[EXERCISE PROMPT]
Quote the listing in full, exactly as given, minus any pictures.

[GIVEN DATA]
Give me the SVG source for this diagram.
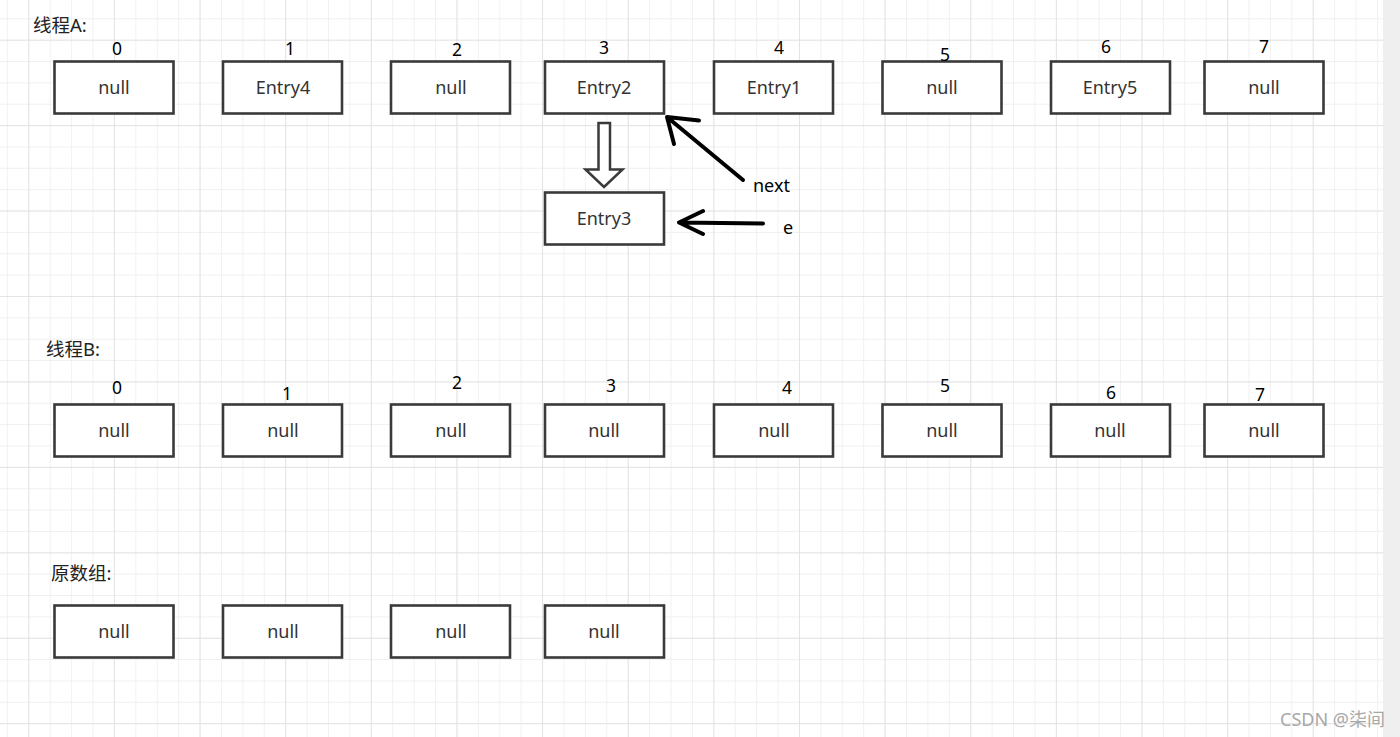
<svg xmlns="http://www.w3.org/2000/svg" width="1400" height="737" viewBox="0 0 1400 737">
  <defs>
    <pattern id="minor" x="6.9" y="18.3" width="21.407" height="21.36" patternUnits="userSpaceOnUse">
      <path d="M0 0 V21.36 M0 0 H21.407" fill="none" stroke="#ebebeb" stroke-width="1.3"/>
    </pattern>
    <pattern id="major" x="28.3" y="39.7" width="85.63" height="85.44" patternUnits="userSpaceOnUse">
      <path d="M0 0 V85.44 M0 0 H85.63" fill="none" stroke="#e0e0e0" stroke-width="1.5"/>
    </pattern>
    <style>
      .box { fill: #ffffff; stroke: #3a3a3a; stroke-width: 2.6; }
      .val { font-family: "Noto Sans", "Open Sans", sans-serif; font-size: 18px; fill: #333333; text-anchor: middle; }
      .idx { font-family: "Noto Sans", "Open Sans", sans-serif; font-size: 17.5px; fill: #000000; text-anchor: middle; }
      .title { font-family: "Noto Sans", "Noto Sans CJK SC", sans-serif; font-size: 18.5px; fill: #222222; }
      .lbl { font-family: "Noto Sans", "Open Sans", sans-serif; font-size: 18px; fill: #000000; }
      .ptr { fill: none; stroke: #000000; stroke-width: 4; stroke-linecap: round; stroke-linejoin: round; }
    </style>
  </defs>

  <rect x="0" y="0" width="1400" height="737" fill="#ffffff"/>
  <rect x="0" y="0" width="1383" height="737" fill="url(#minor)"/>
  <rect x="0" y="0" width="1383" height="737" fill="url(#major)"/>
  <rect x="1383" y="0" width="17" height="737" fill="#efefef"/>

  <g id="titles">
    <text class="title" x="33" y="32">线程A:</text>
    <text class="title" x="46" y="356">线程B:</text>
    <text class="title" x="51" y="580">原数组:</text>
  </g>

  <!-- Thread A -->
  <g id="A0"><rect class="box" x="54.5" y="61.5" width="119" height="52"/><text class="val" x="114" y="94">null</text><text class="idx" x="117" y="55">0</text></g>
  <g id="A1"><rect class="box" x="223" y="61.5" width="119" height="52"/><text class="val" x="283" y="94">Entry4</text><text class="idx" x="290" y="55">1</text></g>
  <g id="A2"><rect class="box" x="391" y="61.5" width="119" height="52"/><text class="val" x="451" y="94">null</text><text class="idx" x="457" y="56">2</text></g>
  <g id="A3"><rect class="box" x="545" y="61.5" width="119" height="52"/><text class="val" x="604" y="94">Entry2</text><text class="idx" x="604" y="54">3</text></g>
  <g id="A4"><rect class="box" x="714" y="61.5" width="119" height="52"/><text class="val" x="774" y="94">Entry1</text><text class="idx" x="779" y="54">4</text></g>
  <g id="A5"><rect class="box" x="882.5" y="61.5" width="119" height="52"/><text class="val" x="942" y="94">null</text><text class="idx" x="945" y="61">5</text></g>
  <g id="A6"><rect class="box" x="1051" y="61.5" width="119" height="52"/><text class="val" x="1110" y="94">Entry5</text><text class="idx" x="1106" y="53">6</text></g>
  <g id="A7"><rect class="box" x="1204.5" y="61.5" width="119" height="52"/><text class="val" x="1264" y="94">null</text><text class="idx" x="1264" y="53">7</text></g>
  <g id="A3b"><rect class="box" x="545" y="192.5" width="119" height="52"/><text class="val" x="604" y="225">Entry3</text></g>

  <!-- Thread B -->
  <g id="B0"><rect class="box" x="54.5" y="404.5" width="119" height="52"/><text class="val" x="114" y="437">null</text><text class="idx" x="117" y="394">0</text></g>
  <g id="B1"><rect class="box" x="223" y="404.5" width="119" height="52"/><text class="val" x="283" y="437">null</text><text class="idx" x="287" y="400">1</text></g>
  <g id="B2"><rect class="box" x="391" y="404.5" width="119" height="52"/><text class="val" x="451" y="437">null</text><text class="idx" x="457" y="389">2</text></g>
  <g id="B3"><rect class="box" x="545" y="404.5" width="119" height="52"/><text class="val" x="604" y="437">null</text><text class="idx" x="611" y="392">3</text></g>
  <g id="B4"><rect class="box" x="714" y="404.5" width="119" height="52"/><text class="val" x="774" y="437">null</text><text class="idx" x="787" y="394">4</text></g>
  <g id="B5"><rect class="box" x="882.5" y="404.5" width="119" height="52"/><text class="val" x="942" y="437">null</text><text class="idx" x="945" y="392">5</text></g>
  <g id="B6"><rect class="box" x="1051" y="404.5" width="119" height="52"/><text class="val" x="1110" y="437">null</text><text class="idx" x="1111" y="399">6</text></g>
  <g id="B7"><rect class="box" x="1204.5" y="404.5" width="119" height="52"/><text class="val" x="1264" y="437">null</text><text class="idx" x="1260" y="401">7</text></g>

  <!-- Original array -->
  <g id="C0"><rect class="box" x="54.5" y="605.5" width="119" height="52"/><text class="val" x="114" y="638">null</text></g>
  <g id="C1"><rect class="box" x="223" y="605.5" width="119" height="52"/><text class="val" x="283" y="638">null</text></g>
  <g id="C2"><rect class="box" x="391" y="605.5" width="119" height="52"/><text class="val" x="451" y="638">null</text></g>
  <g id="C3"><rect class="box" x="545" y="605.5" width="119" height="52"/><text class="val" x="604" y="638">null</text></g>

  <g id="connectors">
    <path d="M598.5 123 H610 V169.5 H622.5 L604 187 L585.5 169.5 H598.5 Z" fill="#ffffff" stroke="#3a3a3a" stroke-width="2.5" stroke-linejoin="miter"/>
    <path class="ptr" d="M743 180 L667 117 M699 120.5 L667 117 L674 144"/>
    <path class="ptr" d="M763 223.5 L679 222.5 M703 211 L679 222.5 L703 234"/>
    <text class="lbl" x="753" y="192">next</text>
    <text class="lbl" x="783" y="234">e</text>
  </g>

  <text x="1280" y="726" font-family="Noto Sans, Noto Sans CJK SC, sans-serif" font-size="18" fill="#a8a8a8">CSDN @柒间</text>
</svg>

[EXPECTED ANSWER]
Give me the SVG source for this diagram.
<svg xmlns="http://www.w3.org/2000/svg" width="1400" height="737" viewBox="0 0 1400 737">
  <defs>
    <pattern id="minor" x="6.9" y="18.3" width="21.407" height="21.36" patternUnits="userSpaceOnUse">
      <path d="M0 0 V21.36 M0 0 H21.407" fill="none" stroke="#ebebeb" stroke-width="1.3"/>
    </pattern>
    <pattern id="major" x="28.3" y="39.7" width="85.63" height="85.44" patternUnits="userSpaceOnUse">
      <path d="M0 0 V85.44 M0 0 H85.63" fill="none" stroke="#e0e0e0" stroke-width="1.5"/>
    </pattern>
    <style>
      .box { fill: #ffffff; stroke: #3a3a3a; stroke-width: 2.6; }
      .val { font-family: "Noto Sans", "Open Sans", sans-serif; font-size: 18px; fill: #333333; text-anchor: middle; }
      .idx { font-family: "Noto Sans", "Open Sans", sans-serif; font-size: 17.5px; fill: #000000; text-anchor: middle; }
      .title { font-family: "Noto Sans", "Noto Sans CJK SC", sans-serif; font-size: 18.5px; fill: #222222; }
      .lbl { font-family: "Noto Sans", "Open Sans", sans-serif; font-size: 18px; fill: #000000; }
      .ptr { fill: none; stroke: #000000; stroke-width: 4; stroke-linecap: round; stroke-linejoin: round; }
    </style>
  </defs>

  <rect x="0" y="0" width="1400" height="737" fill="#ffffff"/>
  <rect x="0" y="0" width="1383" height="737" fill="url(#minor)"/>
  <rect x="0" y="0" width="1383" height="737" fill="url(#major)"/>
  <rect x="1383" y="0" width="17" height="737" fill="#efefef"/>

  <g id="titles">
    <text class="title" x="33" y="32">线程A:</text>
    <text class="title" x="46" y="356">线程B:</text>
    <text class="title" x="51" y="580">原数组:</text>
  </g>

  <!-- Thread A -->
  <g id="A0"><rect class="box" x="54.5" y="61.5" width="119" height="52"/><text class="val" x="114" y="94">null</text><text class="idx" x="117" y="55">0</text></g>
  <g id="A1"><rect class="box" x="223" y="61.5" width="119" height="52"/><text class="val" x="283" y="94">Entry4</text><text class="idx" x="290" y="55">1</text></g>
  <g id="A2"><rect class="box" x="391" y="61.5" width="119" height="52"/><text class="val" x="451" y="94">null</text><text class="idx" x="457" y="56">2</text></g>
  <g id="A3"><rect class="box" x="545" y="61.5" width="119" height="52"/><text class="val" x="604" y="94">Entry2</text><text class="idx" x="604" y="54">3</text></g>
  <g id="A4"><rect class="box" x="714" y="61.5" width="119" height="52"/><text class="val" x="774" y="94">Entry1</text><text class="idx" x="779" y="54">4</text></g>
  <g id="A5"><rect class="box" x="882.5" y="61.5" width="119" height="52"/><text class="val" x="942" y="94">null</text><text class="idx" x="945" y="61">5</text></g>
  <g id="A6"><rect class="box" x="1051" y="61.5" width="119" height="52"/><text class="val" x="1110" y="94">Entry5</text><text class="idx" x="1106" y="53">6</text></g>
  <g id="A7"><rect class="box" x="1204.5" y="61.5" width="119" height="52"/><text class="val" x="1264" y="94">null</text><text class="idx" x="1264" y="53">7</text></g>
  <g id="A3b"><rect class="box" x="545" y="192.5" width="119" height="52"/><text class="val" x="604" y="225">Entry3</text></g>

  <!-- Thread B -->
  <g id="B0"><rect class="box" x="54.5" y="404.5" width="119" height="52"/><text class="val" x="114" y="437">null</text><text class="idx" x="117" y="394">0</text></g>
  <g id="B1"><rect class="box" x="223" y="404.5" width="119" height="52"/><text class="val" x="283" y="437">null</text><text class="idx" x="287" y="400">1</text></g>
  <g id="B2"><rect class="box" x="391" y="404.5" width="119" height="52"/><text class="val" x="451" y="437">null</text><text class="idx" x="457" y="389">2</text></g>
  <g id="B3"><rect class="box" x="545" y="404.5" width="119" height="52"/><text class="val" x="604" y="437">null</text><text class="idx" x="611" y="392">3</text></g>
  <g id="B4"><rect class="box" x="714" y="404.5" width="119" height="52"/><text class="val" x="774" y="437">null</text><text class="idx" x="787" y="394">4</text></g>
  <g id="B5"><rect class="box" x="882.5" y="404.5" width="119" height="52"/><text class="val" x="942" y="437">null</text><text class="idx" x="945" y="392">5</text></g>
  <g id="B6"><rect class="box" x="1051" y="404.5" width="119" height="52"/><text class="val" x="1110" y="437">null</text><text class="idx" x="1111" y="399">6</text></g>
  <g id="B7"><rect class="box" x="1204.5" y="404.5" width="119" height="52"/><text class="val" x="1264" y="437">null</text><text class="idx" x="1260" y="401">7</text></g>

  <!-- Original array -->
  <g id="C0"><rect class="box" x="54.5" y="605.5" width="119" height="52"/><text class="val" x="114" y="638">null</text></g>
  <g id="C1"><rect class="box" x="223" y="605.5" width="119" height="52"/><text class="val" x="283" y="638">null</text></g>
  <g id="C2"><rect class="box" x="391" y="605.5" width="119" height="52"/><text class="val" x="451" y="638">null</text></g>
  <g id="C3"><rect class="box" x="545" y="605.5" width="119" height="52"/><text class="val" x="604" y="638">null</text></g>

  <g id="connectors">
    <path d="M598.5 123 H610 V169.5 H622.5 L604 187 L585.5 169.5 H598.5 Z" fill="#ffffff" stroke="#3a3a3a" stroke-width="2.5" stroke-linejoin="miter"/>
    <path class="ptr" d="M743 180 L667 117 M699 120.5 L667 117 L674 144"/>
    <path class="ptr" d="M763 223.5 L679 222.5 M703 211 L679 222.5 L703 234"/>
    <text class="lbl" x="753" y="192">next</text>
    <text class="lbl" x="783" y="234">e</text>
  </g>

  <text x="1280" y="726" font-family="Noto Sans, Noto Sans CJK SC, sans-serif" font-size="18" fill="#a8a8a8">CSDN @柒间</text>
</svg>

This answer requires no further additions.